Sustainable route for cobalt and lithium recovery from discarded lithium-ion batteries: A closed-loop approach using Progaline deep eutectic solvent

In this study, a more sustainable closed-loop recycling strategy was developed using Progaline deep eutectic solvent (Progaline-DES). The solvent was prepared from choline chloride (ChCl) and propylene glycol (PG) in a 1:3 M ratio (ChCl:3PG), and characterized by FT-IR. The Progaline-DES achieved maximum leaching efficiencies of 93% for cobalt (Co) and 4.67% for lithium (Li) at 160 °C, 24 h, and a solid-liquid ratio of 0.4 g/10 g. Furthermore, kinetic modeling was employed to investigate the mechanism of the leaching process. The results demonstrate that the shrinkage core model (chemical reaction controlled, diffusion control) was the best model fitted to leaching data (coefficient of determination (R²) > 0.99). The morphological analysis of the recycled Co₃O₄ was carried out using FT-IR, XRD, SEM/EDS, and XRF. The leaching mechanism analysis shows that Progaline-DES's ability to coordinate with Co primarily drives the recycling process. Electrochemical characterization (CV, GCD, EIS, cyclic stability) confirms the successful recovery of Co from battery waste and its reuse in battery electrodes.
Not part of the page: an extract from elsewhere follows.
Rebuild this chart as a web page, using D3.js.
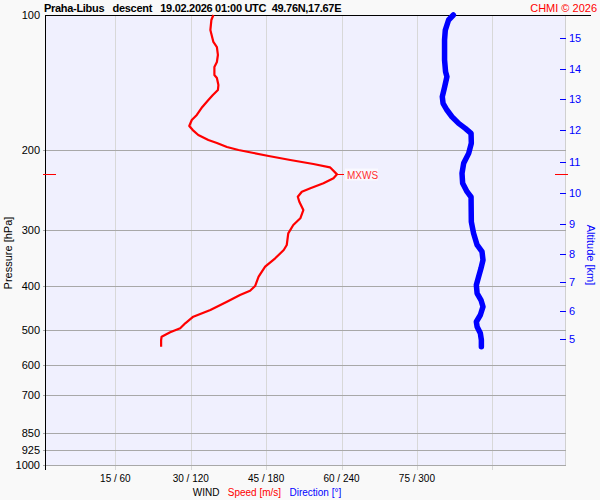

The electrochemical analyses reveal that the specific capacitance of the recovered Co₃O₄ reaches 2100 F/g and delivers an energy density of 72.8 Wh/kg, while maintaining stable electrochemical behavior even at a scan rate of 10 mVs⁻¹. The capacitance retention of ∼100% after 500 cycles ensures the excellent cyclic stability of the recovered Co₃O₄. The fabrication of battery electrodes from recycled Co₃O₄ demonstrates a promising step towards a closed-loop recycling strategy from spent LIBs.